Sometimes, you may need to wait a few seconds for Jupyter Notebook to finish loading. The validation of operations cannot be automated because of limitations in Jupyter Notebook.
If you face issues during learning, feel free to ask Labby. Provide feedback after the session, and we will promptly resolve the problem for you.
Import Required Libraries
We will start by importing the required libraries, including make_gaussian_quantiles and accuracy_score from sklearn.datasets, AdaBoostClassifier, DecisionTreeClassifier from sklearn.ensemble, and matplotlib.pyplot.
import matplotlib.pyplot as plt
from sklearn.datasets import make_gaussian_quantiles
from sklearn.ensemble import AdaBoostClassifier
from sklearn.metrics import accuracy_score
from sklearn.tree import DecisionTreeClassifier
Load the Dataset
We will use the make_gaussian_quantiles function from sklearn.datasets to generate a dataset. This function generates isotropic Gaussian and adds separation between classes to make the problem harder.

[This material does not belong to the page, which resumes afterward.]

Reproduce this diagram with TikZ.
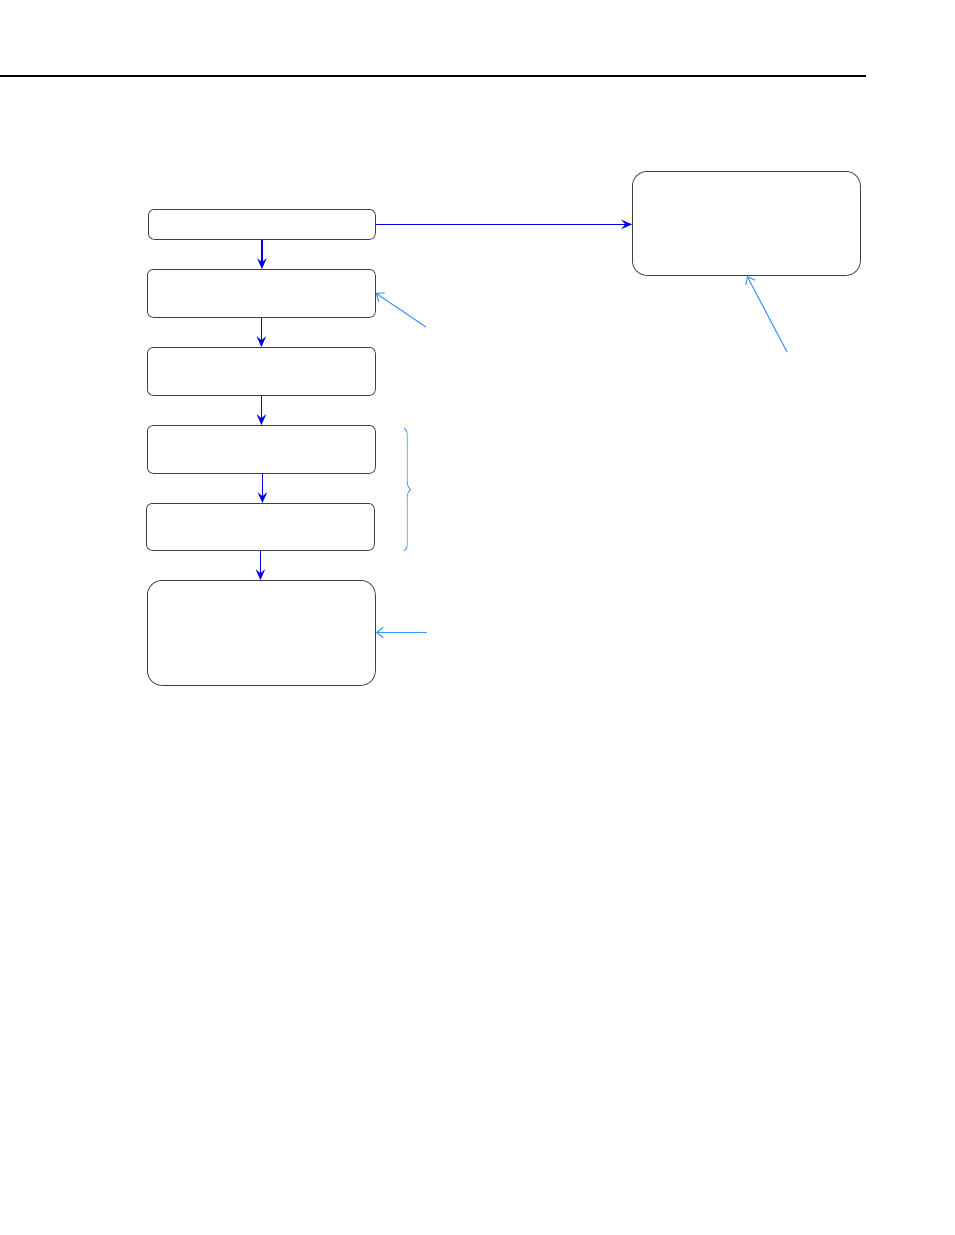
\documentclass[tikz,border=0pt]{standalone}
\usetikzlibrary{arrows.meta,decorations.pathreplacing}
\definecolor{flowblue}{RGB}{0,0,240}
\definecolor{noteblue}{RGB}{60,150,255}
\begin{document}
\begin{tikzpicture}[x=0.75pt,y=-0.75pt,
  box/.style={draw=black!75,line width=0.6pt,rounded corners=4.5pt,inner sep=0pt,anchor=north west},
  bigbox/.style={box,rounded corners=11pt},
  flow/.style={draw=flowblue,line width=0.9pt,-{Stealth[length=8pt,width=7pt,inset=3pt]}},
  note/.style={draw=noteblue,line width=0.8pt,-{Straight Barb[length=5pt,width=8pt]}}]
\useasboundingbox (0,0) rectangle (954,1235);
\draw[line width=0.8pt] (0,76) -- (866,76);
\node[box,minimum width=227*0.75pt,minimum height=30*0.75pt] (b1) at (148,209) {};
\node[box,minimum width=228*0.75pt,minimum height=48*0.75pt] (b2) at (147,269) {};
\node[box,minimum width=228*0.75pt,minimum height=48*0.75pt] (b3) at (147,347) {};
\node[box,minimum width=228*0.75pt,minimum height=48*0.75pt] (b4) at (147,425) {};
\node[box,minimum width=228*0.75pt,minimum height=47*0.75pt] (b5) at (146,503) {};
\node[bigbox,minimum width=228*0.75pt,minimum height=105*0.75pt] (b6) at (147,580) {};
\node[bigbox,minimum width=228*0.75pt,minimum height=104*0.75pt] (r1) at (632,171) {};
\draw[flow] (b1.south) -- (b1.south |- b2.north);
\draw[flow] (b2.south) -- (b2.south |- b3.north);
\draw[flow] (b3.south) -- (b3.south |- b4.north);
\draw[flow] ([xshift=0.75pt]b4.south) -- ([xshift=0.75pt]b4.south |- b5.north);
\draw[flow] (b5.south) -- (b5.south |- b6.north);
\draw[flow] (b1.east) -- (b1.east -| r1.west);
\coordinate (n1) at (426,327);
\coordinate (n2) at (787,352);
\coordinate (n3) at (427,632.5);
\coordinate (t1) at (375.5,293);
\coordinate (t2) at (747,276);
\draw[note] (n1) -- (t1);
\draw[note] (n2) -- (t2);
\draw[note] (n3) -- (n3 -| b6.east);
\coordinate (br1) at (404,428);
\coordinate (br2) at (404,551);
\draw[noteblue,line width=0.6pt,decorate,decoration={brace,amplitude=5pt}] (br1) -- (br2);
\end{tikzpicture}
\end{document}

X, y = make_gaussian_quantiles(
n_samples=13000, n_features=10, n_classes=3, random_state=1
)
Split the Dataset
We will split the dataset into training and testing sets using the first 3000 samples for training and the remaining samples for testing.
n_split = 3000
X_train, X_test = X[:n_split], X[n_split:]
y_train, y_test = y[:n_split], y[n_split:]
Create and Train the Models
We will create two AdaBoost models, one using SAMME and the other using SAMME.R. Both models will use DecisionTreeClassifier with a max depth of 2 and 300 estimators.
bdt_real = AdaBoostClassifier(
DecisionTreeClassifier(max_depth=2), n_estimators=300, learning_rate=1
)
bdt_discrete = AdaBoostClassifier(
DecisionTreeClassifier(max_depth=2),
n_estimators=300,
learning_rate=1.5,
algorithm="SAMME",
)
bdt_real.fit(X_train, y_train)
bdt_discrete.fit(X_train, y_train)
Test the Models
We will test the models and calculate the test error of each model after each boosting iteration.
real_test_errors = []
discrete_test_errors = []
for real_test_predict, discrete_test_predict in zip(
bdt_real.staged_predict(X_test), bdt_discrete.staged_predict(X_test)
):
real_test_errors.append(1.0 - accuracy_score(real_test_predict, y_test))
discrete_test_errors.append(1.0 - accuracy_score(discrete_test_predict, y_test))
Plot the Results
We will plot the test error, classification error, and boost weight of each model.
n_trees_discrete = len(bdt_discrete)
n_trees_real = len(bdt_real)
## Boosting might terminate early, but the following arrays are always
## n_estimators long. We crop them to the actual number of trees here:
discrete_estimator_errors = bdt_discrete.estimator_errors_[:n_trees_discrete]
real_estimator_errors = bdt_real.estimator_errors_[:n_trees_real]
discrete_estimator_weights = bdt_discrete.estimator_weights_[:n_trees_discrete]
plt.figure(figsize=(15, 5))
plt.subplot(131)
plt.plot(range(1, n_trees_discrete + 1), discrete_test_errors, c="black", label="SAMME")
plt.plot(
range(1, n_trees_real + 1),
real_test_errors,
c="black",
linestyle="dashed",
label="SAMME.R",
)
plt.legend()
plt.ylim(0.18, 0.62)
plt.ylabel("Test Error")
plt.xlabel("Number of Trees")
plt.subplot(132)
plt.plot(
range(1, n_trees_discrete + 1),
discrete_estimator_errors,
"b",
label="SAMME",
alpha=0.5,
)
plt.plot(
range(1, n_trees_real + 1), real_estimator_errors, "r", label="SAMME.R", alpha=0.5
)
plt.legend()
plt.ylabel("Error")
plt.xlabel("Number of Trees")
plt.ylim((0.2, max(real_estimator_errors.max(), discrete_estimator_errors.max()) * 1.2))
plt.xlim((-20, len(bdt_discrete) + 20))
plt.subplot(133)
plt.plot(range(1, n_trees_discrete + 1), discrete_estimator_weights, "b", label="SAMME")
plt.legend()
plt.ylabel("Weight")
plt.xlabel("Number of Trees")
plt.ylim((0, discrete_estimator_weights.max() * 1.2))
plt.xlim((-20, n_trees_discrete + 20))
## prevent overlapping y-axis labels
plt.subplots_adjust(wspace=0.25)
plt.show()
Summary
In this lab, we explored how boosting can improve prediction accuracy on a multi-class problem. We used a dataset constructed by taking a ten-dimensional standard normal distribution and defining three classes separated by nested concentric ten-dimensional spheres. We compared the performance of the SAMME and SAMME.R algorithms and plotted the test error, classification error, and boost weight of each model. The results showed that SAMME.R typically converges faster than SAMME, achieving a lower test error with fewer boosting iterations.